Только, к несчастью, все это делалось путем союза с сатанинской властью, и в какой-то мере на пользу ей.
В целом же, рисуется довольно банальная картина. Горький любил широкую (можно сказать и роскошную) жизнь, в кругу льстецов и прихлебателей (и напротив не выносил критики и возражений).
Сперва он, как выходец из низов, рвался вверх, что сближало его с революционерами. Хотя идейные-то революционеры часто происходили из богатых, а то и знатных семей! Да и революционный писатель мог гораздо скорее дорваться до славы и бытовых благ, чем консервативный.
Февральская революция его вполне устраивала: он был уже известен и материально обеспечен; поэтому октябрьскую он принял сначала в штыки. Но, убедившись в ее победе, поспешил с нею примириться.
Возможность влиять на правительство, играть важную роль в стране очень ему понравилась; но на этом пути он встретил сопротивление Ленина, хотя и ласкавшего его, понимая пользу, которую из знаменитого сочинителя возможно было извлечь.
Это привело к отъезду, – но не к эмиграции: деньги, и весьма солидные, шли из СССР; и это определяло все.
Ненависть к эмиграции, гнусная брань по ее адресу составляет, уже и в заграничный период, одну из позорных страниц в истории А. М. Пешкова, alias[289] Горького.
«Живые мертвецы», «гниль» и т. п. – самые еще скромные из его выражений о людях без компромиссов боровшихся за правду, перенося тяжелые лишения.

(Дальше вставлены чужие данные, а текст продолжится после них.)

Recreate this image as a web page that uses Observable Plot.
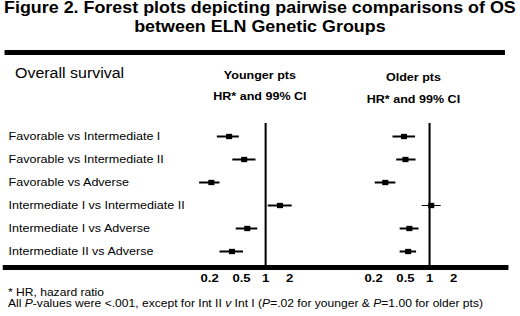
<!DOCTYPE html>
<html>
<head>
<meta charset="utf-8">
<script src="https://cdn.jsdelivr.net/npm/d3@7"></script>
<script src="https://cdn.jsdelivr.net/npm/@observablehq/plot@0.6"></script>
<style>
  html, body { margin: 0; padding: 0; background: #fff; }
  #page { position: relative; width: 520px; height: 316px; overflow: hidden; background: #fff; }
  #wrap { position: absolute; left: 0; top: 0; width: 456px; height: 316px;
          transform: scaleX(1.14); transform-origin: 0 0;
          font-family: "Liberation Sans", Arial, sans-serif; color: #000; }
  #wrap svg { position: absolute; left: 0; top: 0; }
  .t { position: absolute; white-space: nowrap; line-height: 1; }
  #title { position: absolute; left: 0; top: -0.8px; width: 456px; text-align: center;
           font-weight: bold; font-size: 15.7px; line-height: 18.5px; }
  #topRule { position: absolute; left: 4.4px; top: 50px; width: 438.6px; height: 5px; background: #000; }
  .hd { position: absolute; width: 140px; text-align: center; font-weight: bold; font-size: 11px; line-height: 1; white-space: nowrap; }
</style>
</head>
<body>
<div id="page">
  <div id="wrap">
    <div id="title">Figure 2. Forest plots depicting pairwise comparisons of OS<br>between ELN Genetic Groups</div>
    <div id="topRule"></div>
    <div class="t" style="left:13.2px; top:65.5px; font-size:14px;">Overall survival</div>
    <div class="hd" style="left:158px; top:70px;">Younger pts</div>
    <div class="hd" style="left:158px; top:91.4px;">HR* and 99% CI</div>
    <div class="hd" style="left:292.7px; top:72px;">Older pts</div>
    <div class="hd" style="left:292.7px; top:93.5px;">HR* and 99% CI</div>
    <div class="t" style="left:7px; top:286.7px; font-size:10.6px;">* HR, hazard ratio</div>
    <div class="t" style="left:7px; top:297.7px; font-size:10.6px;">All <i>P</i>-values were &lt;.001, except for Int II <i>v</i> Int I (<i>P</i>=.02 for younger &amp; <i>P</i>=1.00 for older pts)</div>
  </div>
</div>
<script>
// ---- data ----
const comparisons = [
  "Favorable vs Intermediate I",
  "Favorable vs Intermediate II",
  "Favorable vs Adverse",
  "Intermediate I vs Intermediate II",
  "Intermediate I vs Adverse",
  "Intermediate II vs Adverse"
];
const youngerHR = [0.35, 0.54, 0.21, 1.51, 0.59, 0.38];
const youngerLo = [0.25, 0.39, 0.15, 1.08, 0.43, 0.27];
const youngerHi = [0.47, 0.76, 0.27, 2.15, 0.80, 0.53];
const olderHR   = [0.48, 0.50, 0.28, 1.05, 0.56, 0.54];
const olderLo   = [0.35, 0.39, 0.21, 0.81, 0.43, 0.43];
const olderHi   = [0.67, 0.68, 0.38, 1.40, 0.74, 0.69];
const hrTicks   = [0.2, 0.5, 1, 2];

const build = (hr, lo, hi) => comparisons.map((c, i) => ({comparison: c, hr: hr[i], lo: lo[i], hi: hi[i]}));
const younger = build(youngerHR, youngerLo, youngerHi);
const older = build(olderHR, olderLo, olderHi);

// ---- layout (inner frame is horizontally stretched by 1.14) ----
const W = 456, H = 316;
const K = 30.5; // px per ln unit
const yRange = [135, 252.3];
const common = {
  width: W, height: H,
  marginTop: 123, marginBottom: 49, marginLeft: 4.4, marginRight: 13,
  style: {background: "transparent", fontFamily: "'Liberation Sans', Arial, sans-serif", fontSize: "11px", color: "#000", overflow: "visible"}
};
const xScale = (one) => ({type: "log", domain: [0.2, 2], range: [one + K * Math.log(0.2), one + K * Math.log(2)], axis: null});
const yScale = {type: "point", domain: comparisons, range: yRange, padding: 0, axis: null};

function forestMarks(data) {
  return [
    Plot.ruleX([1], {stroke: "#000", strokeWidth: 1.8}),
    Plot.ruleY(data, {y: "comparison", x1: "lo", x2: "hi", stroke: "#000",
      strokeWidth: d => (d.lo < 1 && d.hi > 1 ? 1 : 2)}),
    Plot.dot(data, {x: "hr", y: "comparison", symbol: "square", r: 3, fill: "#000", stroke: null}),
    Plot.axisX({ticks: hrTicks, tickFormat: d => String(d), tickSize: 0, tickPadding: 6,
      fontWeight: "bold", fontSize: 11.5, label: null, anchor: "bottom"})
  ];
}

const plotA = Plot.plot({
  ...common,
  x: xScale(232.5),
  y: yScale,
  marks: [
    Plot.frame({anchor: "bottom", stroke: "#000", strokeWidth: 5}),
    Plot.text(comparisons, {y: d => d, frameAnchor: "left", textAnchor: "start", dx: 2.6, fontSize: 11, fill: "#000"}),
    ...forestMarks(younger)
  ]
});

const plotB = Plot.plot({
  ...common,
  x: xScale(376.3),
  y: yScale,
  marks: forestMarks(older)
});

const wrap = document.getElementById("wrap");
wrap.appendChild(plotA);
wrap.appendChild(plotB);
</script>
</body>
</html>
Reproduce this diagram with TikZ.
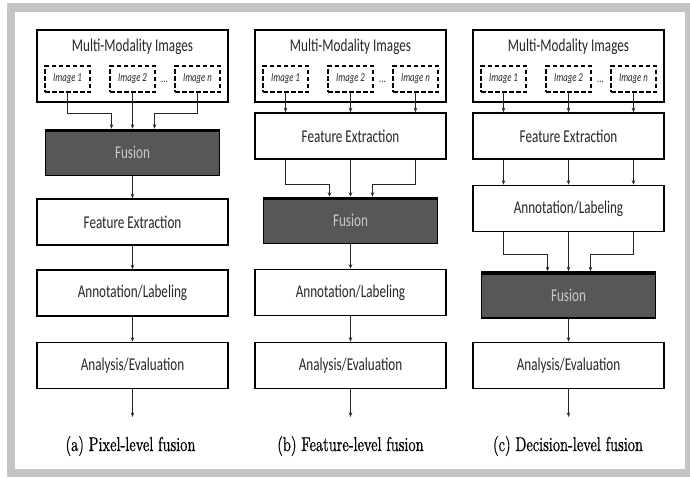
\documentclass[tikz,border=0pt]{standalone}
\usepackage{fontspec}
\newfontfamily\boxfont{Carlito}[FakeStretch=0.73]
\newfontfamily\capfont{lmroman10-regular.otf}[FakeStretch=0.72,FakeBold=0.6]
\usepackage{tikz}
\usetikzlibrary{arrows.meta}
\definecolor{framegray}{HTML}{C4C4C4}
\definecolor{fusefill}{HTML}{575757}
\definecolor{fusetext}{HTML}{C8C8C8}
\definecolor{inkgray}{HTML}{262626}
\tikzset{%
  stage/.style={draw=black,line width=1.5pt,fill=white,minimum width=191pt,minimum height=46pt,inner sep=0,text=inkgray,font=\boxfont\fontsize{18}{20}\selectfont},
  fuse/.style={stage,fill=fusefill,minimum width=174pt,text=fusetext,path picture={\draw[line width=5pt] (path picture bounding box.north west) -- (path picture bounding box.north east);}},
  src/.style={stage,minimum height=72pt},
  head/.style={inner sep=0,text=inkgray,font=\boxfont\fontsize{18}{20}\selectfont},
  img/.style={draw=black,line width=1.4pt,dash pattern=on 4.5pt off 2.5pt,minimum width=45pt,minimum height=26pt,inner sep=0,text=inkgray,font=\boxfont\itshape\fontsize{12}{14}\selectfont},
  dots/.style={inner sep=0,text=inkgray,font=\boxfont\fontsize{12}{14}\selectfont},
  subcap/.style={inner sep=0,font=\capfont\fontsize{20}{24}\selectfont},
  arr/.style={draw=inkgray,line width=0.9pt,-{Stealth[length=4.5pt,width=3.5pt]}}
}
\begin{document}
\begin{tikzpicture}[x=1pt,y=-1pt]
    \useasboundingbox (0,0) rectangle (690,477);
    \fill[framegray] (7,3) rectangle (690,477);
    \fill[white] (15,12) rectangle (685,469);
    % (a) pixel level
    \path
      (132.5,66) node[src] (ma) {} (132.5,47) node[head] (ta) {Multi-Modality Images}
      (67.5,79) node[img] (a1) {Image 1} (132.5,79) node[img] (a2) {Image 2} (197.5,79) node[img] (a3) {Image n}
      (164.5,82) node[dots] (ad) {...}
      (132.5,152.5) node[fuse] (fa) {Fusion}
      (132.5,222) node[stage] (ea) {Feature Extraction}
      (132.5,293) node[stage] (la) {Annotation/Labeling}
      (132.5,365.5) node[stage] (va) {Analysis/Evaluation}
      (132.5,417) coordinate (oa)
      (130.5,446) node[subcap] (ca) {(a) Pixel-level fusion};
    \draw[arr] (a1.south) -- ++(0,21) -| ([xshift=-21pt]fa.north);
    \draw[arr] (a2.south) -- (fa.north);
    \draw[arr] (a3.south) -- ++(0,21) -| ([xshift=22pt]fa.north);
    \draw[arr] (fa) -- (ea);
    \draw[arr] (ea) -- (la);
    \draw[arr] (la) -- (va);
    \draw[arr] (va) -- (oa);
    % (b) feature level
    \path
      (350.5,66) node[src] (mb) {} (350.5,47) node[head] (tb) {Multi-Modality Images}
      (285.5,79) node[img] (b1) {Image 1} (350.5,79) node[img] (b2) {Image 2} (415.5,79) node[img] (b3) {Image n}
      (382.5,82) node[dots] (bd) {...}
      (350.5,136) node[stage] (eb) {Feature Extraction}
      (350.5,220.5) node[fuse] (fb) {Fusion}
      (350.5,292.5) node[stage] (lb) {Annotation/Labeling}
      (350.5,365.5) node[stage] (vb) {Analysis/Evaluation}
      (350.5,417) coordinate (ob)
      (350.5,446) node[subcap] (cb) {(b) Feature-level fusion};
    \draw[arr] (b1.south) -- (b1.south |- eb.north);
    \draw[arr] (b2.south) -- (eb.north);
    \draw[arr] (b3.south) -- (b3.south |- eb.north);
    \draw[arr] ([xshift=-65pt]eb.south) -- ++(0,25) -| ([xshift=-21pt]fb.north);
    \draw[arr] (eb) -- (fb);
    \draw[arr] ([xshift=65pt]eb.south) -- ++(0,25) -| ([xshift=22pt]fb.north);
    \draw[arr] (fb) -- (lb);
    \draw[arr] (lb) -- (vb);
    \draw[arr] (vb) -- (ob);
    % (c) decision level
    \path
      (568.5,66) node[src] (mc) {} (568.5,47) node[head] (tc) {Multi-Modality Images}
      (503.5,79) node[img] (c1) {Image 1} (568.5,79) node[img] (c2) {Image 2} (633.5,79) node[img] (c3) {Image n}
      (600.5,82) node[dots] (cd) {...}
      (568.5,136) node[stage] (ec) {Feature Extraction}
      (568.5,208.5) node[stage] (lc) {Annotation/Labeling}
      (568.5,295) node[fuse] (fc) {Fusion}
      (568.5,365.5) node[stage] (vc) {Analysis/Evaluation}
      (568.5,417) coordinate (oc)
      (568,446) node[subcap] (cc) {(c) Decision-level fusion};
    \draw[arr] (c1.south) -- (c1.south |- ec.north);
    \draw[arr] (c2.south) -- (ec.north);
    \draw[arr] (c3.south) -- (c3.south |- ec.north);
    \draw[arr] ([xshift=-65pt]ec.south) -- ([xshift=-65pt]lc.north);
    \draw[arr] (ec) -- (lc);
    \draw[arr] ([xshift=65pt]ec.south) -- ([xshift=65pt]lc.north);
    \draw[arr] ([xshift=-65pt]lc.south) -- ++(0,22) -| ([xshift=-21pt]fc.north);
    \draw[arr] (lc) -- (fc);
    \draw[arr] ([xshift=65pt]lc.south) -- ++(0,22) -| ([xshift=22pt]fc.north);
    \draw[arr] (fc) -- (vc);
    \draw[arr] (vc) -- (oc);
  \end{tikzpicture}
\end{document}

Между тем, он знал правду и для себя не имел иллюзий. О чем свидетельствует его фраза, сказанная уже после возврата в Россию Юлии Данзас (которую он, между прочим, вызволил с каторги на Соловках): «Советская литература не что иное, как гримаса гальванизированного трупа».
Однако волей-неволей, и уже не находя выхода, он шел все далее и далее по пути уступок, жертвуя совестью ради выгоды.
И, как известно, с Сатаной сговор рано или поздно оборачивается скверно. Видимо, по ряду высших соображений, его понадобилось устранить, – что и было сделано.
Очень интересную часть повествования Ваксберга занимают отношения Горького с женщинами. Которых в его жизни было очень много, – и все, если верить автору, – как на подбор красавицы.
Жаль, что не приложено их портретов, Каминской, Пешковой, Андреевой, Грушко, Закревской, других еще, включая и его невестку, упомянутую выше Тимошу (на деле-то Надю), с кем у него по слухам (впрочем, достоверным ли?) тоже был роман.
А вот о литературном значении Максима Горького, приведем, вслед за Ваксбергом, оценку, данную ему другим крупным писателем, Михаилом Пришвиным:
«За спиной Толстого, Чехова, пользуясь их простодушием, прошел этот хитрый самозванец русской культуры. И теперь, когда все покончено с русской правдой и совестью, когда по городам все ходят в лохмотьях, а в колхозном доме даже в праздник не увидишь кусочек сахару, когда маленькие дети там у земли никогда не видят ни баранок, ни сладкого, – наш отец, объедаясь итальянским вареньем, на глазах у всех устраивает себе очередной юбилей. Постепенно Горький как бы сбрасывает с себя гуманитарно-босяцкие одеяния, орех раскрывается, является самое ядро русского хама. Что же останется? Литературно-третьестепенный писатель, ничтожный публицист и такой же ничтожный оратор».
Присоединимся от души к этому мнению! Все лучшее Горький создал в самом начале своего писательского пути; в дальнейшем его творчество становилось все слабее, и он держался за счет старой славы.
Оболганная
Читаешь биографии Марины Цветаевой, – их множество, вот, например, монументальная, громадная по размеру книга Анны Саакянц «Жизнь Цветаевой» (Москва, 2000 год) – и, как дойдут до вопроса о ее политических взглядах, составители начинают мямлить и бормотать: она-де была вне политики, у нее-де никаких убеждений не было.
А как же так? Раскроем ее сочинения, и видим:
За царевича молодого Алексия
Помолись церковная Россия!
И вот известно, что она в советской Москве с трибуны, на публичном вечере поэтов бросила в зал:
Да, ура! За царя, ура!
И это – с немалою для себя опасностью. Не все монархисты могут такими действиями похвалиться.